Pour son douzième Rougon-Macquart, Émile Zola ralentit le tempo de sa peinture naturaliste, à l'image d'Une page d'amour qui m'avait laissé un peu la même impression. Cette fois-ci, on est particulièrement loin du bruit et de la fureur du Second Empire, à part pour décrire l'atmosphère d'un coin reculé du pays et de la misère de ses campagnes. Pour La joie de vivre il y a unité de lieu dans la demeure de bourgeois de Bonneville, petite bourgade au pied des falaises grignotée petit à petit par la Manche et ses assauts incessants.
Pauline, orpheline des charcutiers Quenu des Halles présents dans Le ventre de Paris, est recueillie par ses cousins de Normandie.
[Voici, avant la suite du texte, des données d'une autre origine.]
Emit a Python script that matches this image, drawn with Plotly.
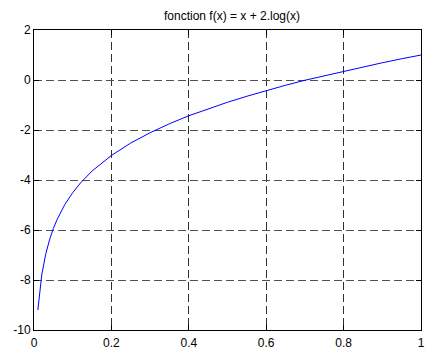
import plotly.graph_objects as go

x_vals = [0.01, 0.02, 0.03, 0.04, 0.05, 0.06, 0.08, 0.10, 0.12, 0.15, 0.20, 0.25, 0.30,
          0.35, 0.40, 0.45, 0.50, 0.55, 0.60, 0.65, 0.70, 0.75, 0.80, 0.85, 0.90, 0.95, 1.00]
y_vals = [-9.20, -7.80, -6.98, -6.40, -5.94, -5.57, -4.97, -4.51, -4.12, -3.64, -3.02, -2.52, -2.11,
          -1.75, -1.43, -1.15, -0.89, -0.65, -0.42, -0.21, -0.01, 0.17, 0.35, 0.52, 0.69, 0.85, 1.00]
x_ticks = [0, 0.2, 0.4, 0.6, 0.8, 1]
x_ticklabels = ["0", "0.2", "0.4", "0.6", "0.8", "1"]
y_ticks = [-10, -8, -6, -4, -2, 0, 2]
y_ticklabels = ["-10", "-8", "-6", "-4", "-2", "0", "2"]
title_text = "fonction f(x) = x + 2.log(x)"

W, H = 427, 352

fig = go.Figure()
fig.add_trace(go.Scatter(x=x_vals, y=y_vals, mode="lines",
                         line=dict(color="#0000ff", width=1)))

axis_common = dict(showline=True, linecolor="black", linewidth=1, mirror="ticks",
                   ticks="inside", ticklen=5, tickcolor="black", tickwidth=1,
                   showgrid=True, griddash="8px,4px", gridwidth=1,
                   zeroline=False, ticklabeloverflow="allow",
                   tickfont=dict(family="Liberation Sans, Arial", size=12, color="black"))

fig.update_layout(
    width=W, height=H,
    margin=dict(l=34, r=2, t=30, b=15),
    paper_bgcolor="white", plot_bgcolor="white",
    showlegend=False,
    title=dict(text=title_text, x=232 / W, xanchor="center",
               y=1 - 16 / H, yanchor="middle",
               font=dict(family="Liberation Sans, Arial", size=12, color="black")),
    xaxis=dict(range=[0, 1], tickvals=x_ticks, ticktext=x_ticklabels,
               ticklabelstandoff=2, gridcolor="#303030", **axis_common),
    yaxis=dict(range=[-10, 2], tickvals=y_ticks, ticktext=y_ticklabels,
               gridcolor="#505050", **axis_common),
)

fig.write_html("out.html",
               config={"displayModeBar": False},
               post_script="document.body.style.margin='0';document.body.style.overflow='hidden';")
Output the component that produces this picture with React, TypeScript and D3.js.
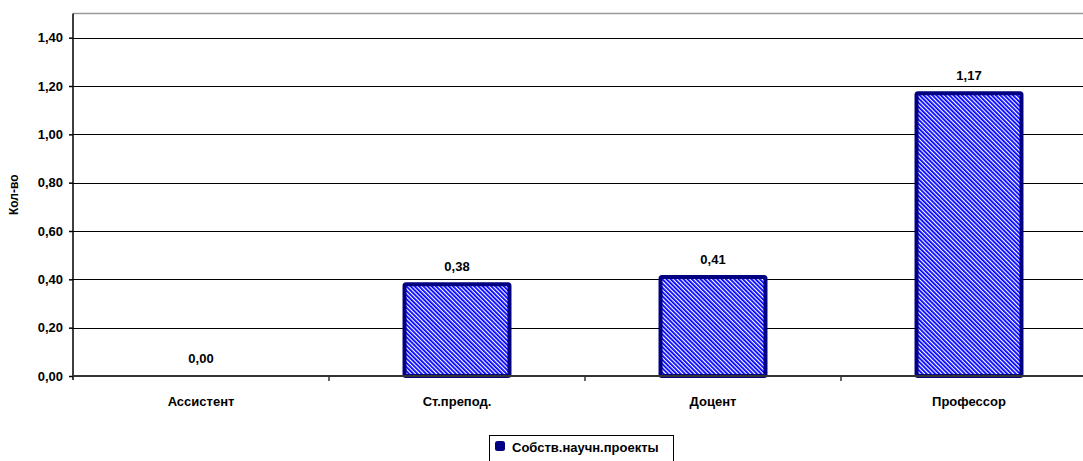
import React, { useEffect, useRef } from 'react'
import * as d3 from 'd3'

const categories = ['Ассистент', 'Ст.препод.', 'Доцент', 'Профессор']
const values = [0.0, 0.38, 0.41, 1.17]
const yTicks = [0, 0.2, 0.4, 0.6, 0.8, 1.0, 1.2, 1.4]
const seriesName = 'Собств.научн.проекты'
const yTitle = 'Кол-во'

const fmt = (v: number) => v.toFixed(2).replace('.', ',')

const App = () => {
    const svgRef = useRef<SVGSVGElement>(null)

    useEffect(() => {
        const svg = d3.select(svgRef.current)
        svg.selectAll('*').remove()

        const width = 1083
        const height = 461
        const left = 73
        const right = 1097
        const top = 13.5
        const bottom = 376
        const font = '"Liberation Sans", Arial, sans-serif'

        const x = d3.scaleBand().domain(categories).range([left, right]).paddingInner(0).paddingOuter(0)
        const y = d3.scaleLinear().domain([0, 1.5]).range([bottom, top])

        // hatch pattern
        const defs = svg.append('defs')
        const pat = defs.append('pattern')
            .attr('id', 'hatch')
            .attr('patternUnits', 'userSpaceOnUse')
            .attr('width', 3)
            .attr('height', 3)
            .attr('patternTransform', 'rotate(-45)')
        pat.append('rect').attr('width', 3).attr('height', 3).attr('fill', '#ffffff')
        pat.append('rect').attr('width', 1.8).attr('height', 3).attr('fill', '#0000ff')

        // top border
        svg.append('line')
            .attr('x1', left).attr('x2', right).attr('y1', top).attr('y2', top)
            .attr('stroke', '#9a9a9a').attr('stroke-width', 1.5)

        // gridlines
        svg.append('g')
            .selectAll('line')
            .data(yTicks.slice(1))
            .join('line')
            .attr('x1', left).attr('x2', right)
            .attr('y1', d => Math.round(y(d)) + 0.5).attr('y2', d => Math.round(y(d)) + 0.5)
            .attr('stroke', '#000').attr('stroke-width', 1)

        // bars
        const bw = x.bandwidth() * 0.41
        svg.append('g')
            .selectAll('rect')
            .data(values.map((v, i) => ({ v, c: categories[i] })))
            .join('rect')
            .filter(d => d.v > 0)
            .attr('x', d => (x(d.c) as number) + x.bandwidth() / 2 - bw / 2)
            .attr('y', d => y(d.v))
            .attr('width', bw)
            .attr('height', d => bottom - y(d.v))
            .attr('fill', 'url(#hatch)')
            .attr('stroke', '#000080')
            .attr('stroke-width', 4)
            .attr('rx', 1.5)

        // value labels
        svg.append('g')
            .selectAll('text')
            .data(values.map((v, i) => ({ v, c: categories[i] })))
            .join('text')
            .attr('x', d => (x(d.c) as number) + x.bandwidth() / 2)
            .attr('y', d => y(d.v) - 13)
            .attr('text-anchor', 'middle')
            .style('font', `bold 13px ${font}`)
            .attr('fill', '#000')
            .text(d => fmt(d.v))

        // y axis
        const yAxis = svg.append('g')
            .attr('transform', `translate(${left},0)`)
            .call(d3.axisLeft(y).tickValues(yTicks).tickSize(4).tickPadding(6).tickFormat(d => fmt(+d)))
        yAxis.select('.domain').attr('stroke', '#000').attr('stroke-width', 1.5).attr('d', `M0,${top}V${bottom + 4}`)
        yAxis.selectAll('.tick line').attr('stroke', '#000').attr('stroke-width', 1.5)
        yAxis.selectAll('.tick text')
            .style('font', `bold 13px ${font}`)
            .attr('fill', '#000')

        // x axis
        const xAxis = svg.append('g')
            .attr('transform', `translate(0,${bottom})`)
        xAxis.append('line')
            .attr('x1', left).attr('x2', right).attr('y1', 0).attr('y2', 0)
            .attr('stroke', '#333').attr('stroke-width', 2)
        xAxis.selectAll('line.sep')
            .data(categories.slice(1))
            .join('line')
            .attr('class', 'sep')
            .attr('x1', d => x(d) as number).attr('x2', d => x(d) as number)
            .attr('y1', 0).attr('y2', 5)
            .attr('stroke', '#333').attr('stroke-width', 1.5)
        xAxis.selectAll('text')
            .data(categories)
            .join('text')
            .attr('x', d => (x(d) as number) + x.bandwidth() / 2)
            .attr('y', 30)
            .attr('text-anchor', 'middle')
            .style('font', `bold 13px ${font}`)
            .attr('fill', '#000')
            .text(d => d)

        // y title
        svg.append('text')
            .attr('transform', `translate(18,${(top + bottom) / 2}) rotate(-90)`)
            .attr('text-anchor', 'middle')
            .style('font', `bold 12px ${font}`)
            .attr('fill', '#000')
            .text(yTitle)

        // legend
        const lg = svg.append('g').attr('transform', 'translate(489,435)')
        lg.append('rect')
            .attr('x', 0.5).attr('y', 0.5).attr('width', 184).attr('height', 30)
            .attr('fill', '#fff').attr('stroke', '#000').attr('stroke-width', 1)
        lg.append('rect')
            .attr('x', 6).attr('y', 6).attr('width', 10).attr('height', 10).attr('rx', 2.5)
            .attr('fill', '#000080')
        lg.append('text')
            .attr('x', 23).attr('y', 17)
            .style('font', `bold 13px ${font}`)
            .attr('fill', '#000')
            .text(seriesName)

        svg.attr('width', width).attr('height', height)
    }, [])

    return (
        <svg ref={svgRef} style={{ position: 'absolute', left: 0, top: 0, display: 'block', background: '#fff' }} />
    )
}

export default App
Sa joie de vivre naturelle reçue au début avec bienveillance va être progressivement exploitée par les Chanteau, famille gentiment détraquée, rongée par l'égoïsme et l'inconstance. Les caractères difficiles et hauts en couleurs sont si bien campés qu'on s'attache à ses membres, à la domestique, au médecin et au curé. Tout un petit monde étriqué dont la pauvre Pauline va rester malheureusement prisonnière.
Ce n'est pas le Zola le plus connu, loin de là, et je le comprends car il est globalement peu spectaculaire, mais il mérite d'être lu, ne serait-ce pour la scène de l'accouchement, un morceau marquant de littérature qui a probablement fait son petit effet à la sortie du roman en 1884.